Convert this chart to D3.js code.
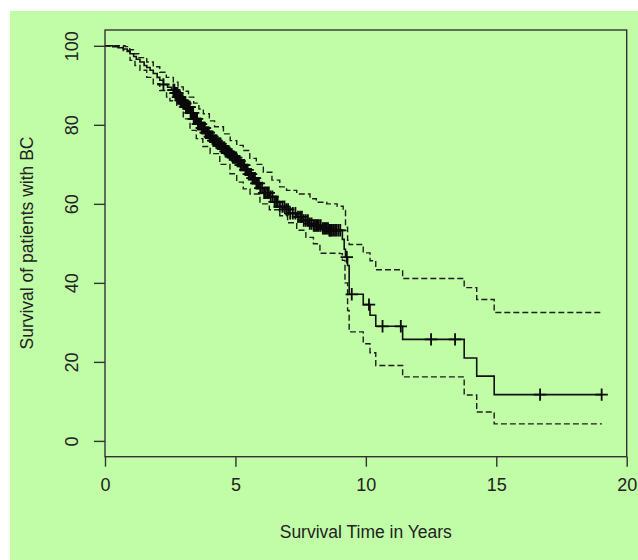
<!DOCTYPE html>
<html>
<head>
<meta charset="utf-8">
<style>
  body { margin: 0; background: #fff; }
  text { font-family: "Liberation Sans", Arial, sans-serif; fill: #222; }
</style>
</head>
<body>
<svg width="638" height="560"></svg>
<script src="https://cdn.jsdelivr.net/npm/d3@7"></script>
<script>
// Kaplan-Meier estimate, % surviving (time in years, value after the step)
var survTime = [0, 0.3, 0.5, 0.7, 0.85, 0.96, 1.1, 1.2, 1.34, 1.5, 1.6, 1.73, 1.85, 2.0, 2.1, 2.24, 2.4, 2.55, 2.68, 2.8,
  2.9, 3.0, 3.1, 3.26, 3.4, 3.55, 3.7, 3.85, 4.0, 4.15, 4.3, 4.45, 4.6, 4.75, 4.9, 5.05, 5.2, 5.35, 5.5, 5.65,
  5.8, 5.95, 6.1, 6.3, 6.5, 6.7, 6.9, 7.1, 7.35, 7.6, 7.8, 8.0, 8.3, 8.6, 9.1, 9.17, 9.22, 9.3, 9.36, 9.9,
  10.16, 10.38, 11.41, 13.77, 14.25, 14.92, 19.05];
var survVal = [100, 99.8, 99.5, 99.2, 98.6, 98.0, 97.3, 96.6, 95.9, 95.0, 94.5, 93.8, 93.0, 92.0, 91.3, 90.2, 89.5, 88.8, 88.0, 87.0,
  86.2, 85.4, 84.5, 83.0, 81.5, 80.2, 79.2, 78.0, 77.0, 76.0, 75.2, 74.2, 73.3, 72.5, 71.7, 70.8, 69.8, 68.6, 67.5, 66.5,
  65.2, 64.0, 62.8, 61.8, 60.5, 59.3, 58.6, 57.6, 56.7, 55.8, 55.0, 54.5, 53.8, 53.3, 51.0, 48.5, 46.5, 44.4, 37.1, 34.5,
  31.8, 29.0, 25.7, 21.0, 16.4, 11.7, 11.7];

// upper 95% confidence limit
var upperTime = [0, 0.5, 0.77, 0.95, 1.09, 1.3, 1.6, 1.85, 2.1, 2.35, 2.62, 2.8, 3.0, 3.2, 3.4, 3.6, 3.77, 4.0, 4.2, 4.54,
  4.8, 5.05, 5.3, 5.55, 5.8, 6.07, 6.4, 6.7, 6.96, 7.35, 7.86, 8.1, 8.5, 8.9, 9.13, 9.22, 9.3, 9.36, 9.9, 10.16,
  10.38, 11.41, 13.77, 14.25, 14.92, 19.05];
var upperVal = [100, 100, 99.8, 99.0, 98.0, 97.0, 95.9, 94.7, 93.3, 92.0, 90.8, 89.6, 88.5, 87.0, 85.5, 84.0, 82.8, 81.0, 79.5, 77.7,
  76.0, 74.8, 73.5, 71.5, 70.0, 68.0, 66.0, 64.3, 63.4, 62.5, 61.3, 60.4, 60.0, 59.4, 58.3, 54.1, 50.8, 49.7, 47.6, 45.6,
  43.3, 41.1, 38.8, 35.8, 32.5, 32.5];

// lower 95% confidence limit
var lowerTime = [0, 0.5, 0.7, 0.96, 1.15, 1.34, 1.6, 1.85, 2.1, 2.36, 2.49, 2.75, 3.0, 3.26, 3.5, 3.75, 4.03, 4.4, 4.79, 5.05,
  5.3, 5.56, 5.94, 6.3, 6.7, 7.0, 7.35, 7.7, 7.99, 8.24, 9.0, 9.1, 9.2, 9.3, 9.36, 9.9, 10.16, 10.38, 11.41, 13.77,
  14.25, 14.92, 19.05];
var lowerVal = [100, 100, 98.8, 96.3, 95.0, 93.8, 92.0, 90.4, 88.7, 87.0, 86.1, 84.5, 81.5, 78.6, 76.5, 74.5, 72.7, 70.0, 67.6, 65.5,
  63.8, 62.5, 60.0, 58.5, 57.0, 55.2, 53.3, 51.5, 49.9, 47.5, 47.4, 45.7, 40.0, 33.0, 27.6, 24.6, 22.3, 19.1, 16.2, 11.6,
  7.3, 4.3, 4.3];

// censored observations (years)
var censorTime = [2.24, 2.62, 2.66, 2.7, 2.73, 2.75, 2.78, 2.8, 2.83, 2.86, 2.88, 2.9, 2.93, 2.95, 2.98, 3.0, 3.03, 3.05, 3.08, 3.1,
  3.12, 3.14, 3.17, 3.2, 3.22, 3.25, 3.28, 3.3, 3.33, 3.35, 3.38, 3.4, 3.43, 3.45, 3.48, 3.5, 3.53, 3.56, 3.59, 3.62,
  3.65, 3.68, 3.71, 3.74, 3.77, 3.8, 3.83, 3.86, 3.89, 3.92, 3.95, 3.98, 4.02, 4.05, 4.08, 4.12, 4.15, 4.18, 4.22, 4.25,
  4.28, 4.32, 4.36, 4.4, 4.43, 4.47, 4.51, 4.55, 4.58, 4.62, 4.66, 4.7, 4.74, 4.78, 4.82, 4.86, 4.9, 4.95, 4.99, 5.03,
  5.08, 5.12, 5.16, 5.2, 5.25, 5.3, 5.34, 5.38, 5.42, 5.47, 5.51, 5.56, 5.6, 5.65, 5.7, 5.75, 5.8, 5.85, 5.9, 5.95,
  6.02, 6.1, 6.16, 6.22, 6.28, 6.35, 6.42, 6.5, 6.56, 6.62, 6.7, 6.8, 6.88, 6.95, 7.02, 7.1, 7.2, 7.3, 7.4, 7.48,
  7.55, 7.62, 7.7, 7.78, 7.85, 7.92, 8.0, 8.05, 8.1, 8.15, 8.2, 8.27, 8.35, 8.4, 8.45, 8.5, 8.55, 8.6, 8.62, 8.66,
  8.7, 8.76, 8.82, 8.88, 8.95, 9.02, 9.27, 9.46, 10.12, 10.64, 11.34, 12.5, 13.42, 16.68, 19.04];

var xTicks = [0, 5, 10, 15, 20];
var yTicks = [0, 20, 40, 60, 80, 100];

var svg = d3.select("svg");

svg.append("rect")
    .attr("x", 10).attr("y", 11)
    .attr("width", 628).attr("height", 549)
    .attr("fill", "#c1fda7");

var x = d3.scaleLinear().domain([0, 20]).range([105, 626.7]);
var y = d3.scaleLinear().domain([-4, 104]).range([456.7, 30]);

function pairs(t, v) { return t.map(function(d, i) { return [d, v[i]]; }); }

var step = d3.line()
    .x(function(d) { return x(d[0]); })
    .y(function(d) { return y(d[1]); })
    .curve(d3.curveStepAfter);

svg.append("path")
    .datum(pairs(upperTime, upperVal))
    .attr("d", step)
    .attr("fill", "none")
    .attr("stroke", "#1e1e1e")
    .attr("stroke-width", 1.4)
    .attr("stroke-dasharray", "6,3");

svg.append("path")
    .datum(pairs(lowerTime, lowerVal))
    .attr("d", step)
    .attr("fill", "none")
    .attr("stroke", "#1e1e1e")
    .attr("stroke-width", 1.4)
    .attr("stroke-dasharray", "6,3");

svg.append("path")
    .datum(pairs(survTime, survVal))
    .attr("d", step)
    .attr("fill", "none")
    .attr("stroke", "#111")
    .attr("stroke-width", 1.6);

// survival value at a censoring time (value of the step in force)
var bis = d3.bisector(function(d) { return d; }).right;
function survAt(t) { return survVal[Math.max(0, bis(survTime, t) - 1)]; }

svg.append("g")
    .attr("stroke", "#0a0a0a")
    .attr("stroke-width", 1.8)
  .selectAll("path")
  .data(censorTime)
  .enter().append("path")
    .attr("d", function(d) {
      var cx = x(d), cy = y(survAt(d)), r = 6.2;
      return "M" + (cx - r) + "," + cy + "H" + (cx + r) + "M" + cx + "," + (cy - r) + "V" + (cy + r);
    });

// box
svg.append("rect")
    .attr("x", 105).attr("y", 30)
    .attr("width", 626.7 - 105).attr("height", 456.7 - 30)
    .attr("fill", "none")
    .attr("stroke", "#333")
    .attr("stroke-width", 1.4);

var xAxis = svg.append("g")
    .attr("transform", "translate(0,456.7)")
    .call(d3.axisBottom(x).tickValues(xTicks).tickSize(10).tickPadding(12).tickFormat(d3.format("d")));
xAxis.select(".domain").remove();
xAxis.selectAll("line").attr("stroke", "#333").attr("stroke-width", 1.4);
xAxis.selectAll("text").attr("font-size", 18).attr("fill", "#222")
    .style("font-family", "'Liberation Sans', Arial, sans-serif");

var yAxis = svg.append("g")
    .attr("transform", "translate(105,0)")
    .call(d3.axisLeft(y).tickValues(yTicks).tickSize(11).tickPadding(0).tickFormat(d3.format("d")));
yAxis.select(".domain").remove();
yAxis.selectAll("line").attr("stroke", "#333").attr("stroke-width", 1.4);
yAxis.selectAll("text")
    .attr("font-size", 18).attr("fill", "#222")
    .style("font-family", "'Liberation Sans', Arial, sans-serif")
    .attr("text-anchor", "middle")
    .attr("x", 0).attr("dy", null)
    .attr("transform", "translate(-27,0) rotate(-90)");

svg.append("text")
    .attr("x", 365.8).attr("y", 538)
    .attr("text-anchor", "middle")
    .attr("font-size", 17.5)
    .text("Survival Time in Years");

svg.append("text")
    .attr("transform", "translate(33,243) rotate(-90)")
    .attr("text-anchor", "middle")
    .attr("font-size", 17.5)
    .text("Survival of patients with BC");
</script>
</body>
</html>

□ □ □ □ □ □ □

### PROBLEM DESCRIPTION
In the data above, please extract the lines from the first one through the line with "31.8, 29.0, 25.7, 21.0, 16.4, 11.7, 11.7];", exactly, and keep pictures out.

### EXERCISE SOLUTION
Convert this chart to D3.js code.
<!DOCTYPE html>
<html>
<head>
<meta charset="utf-8">
<style>
  body { margin: 0; background: #fff; }
  text { font-family: "Liberation Sans", Arial, sans-serif; fill: #222; }
</style>
</head>
<body>
<svg width="638" height="560"></svg>
<script src="https://cdn.jsdelivr.net/npm/d3@7"></script>
<script>
// Kaplan-Meier estimate, % surviving (time in years, value after the step)
var survTime = [0, 0.3, 0.5, 0.7, 0.85, 0.96, 1.1, 1.2, 1.34, 1.5, 1.6, 1.73, 1.85, 2.0, 2.1, 2.24, 2.4, 2.55, 2.68, 2.8,
  2.9, 3.0, 3.1, 3.26, 3.4, 3.55, 3.7, 3.85, 4.0, 4.15, 4.3, 4.45, 4.6, 4.75, 4.9, 5.05, 5.2, 5.35, 5.5, 5.65,
  5.8, 5.95, 6.1, 6.3, 6.5, 6.7, 6.9, 7.1, 7.35, 7.6, 7.8, 8.0, 8.3, 8.6, 9.1, 9.17, 9.22, 9.3, 9.36, 9.9,
  10.16, 10.38, 11.41, 13.77, 14.25, 14.92, 19.05];
var survVal = [100, 99.8, 99.5, 99.2, 98.6, 98.0, 97.3, 96.6, 95.9, 95.0, 94.5, 93.8, 93.0, 92.0, 91.3, 90.2, 89.5, 88.8, 88.0, 87.0,
  86.2, 85.4, 84.5, 83.0, 81.5, 80.2, 79.2, 78.0, 77.0, 76.0, 75.2, 74.2, 73.3, 72.5, 71.7, 70.8, 69.8, 68.6, 67.5, 66.5,
  65.2, 64.0, 62.8, 61.8, 60.5, 59.3, 58.6, 57.6, 56.7, 55.8, 55.0, 54.5, 53.8, 53.3, 51.0, 48.5, 46.5, 44.4, 37.1, 34.5,
  31.8, 29.0, 25.7, 21.0, 16.4, 11.7, 11.7];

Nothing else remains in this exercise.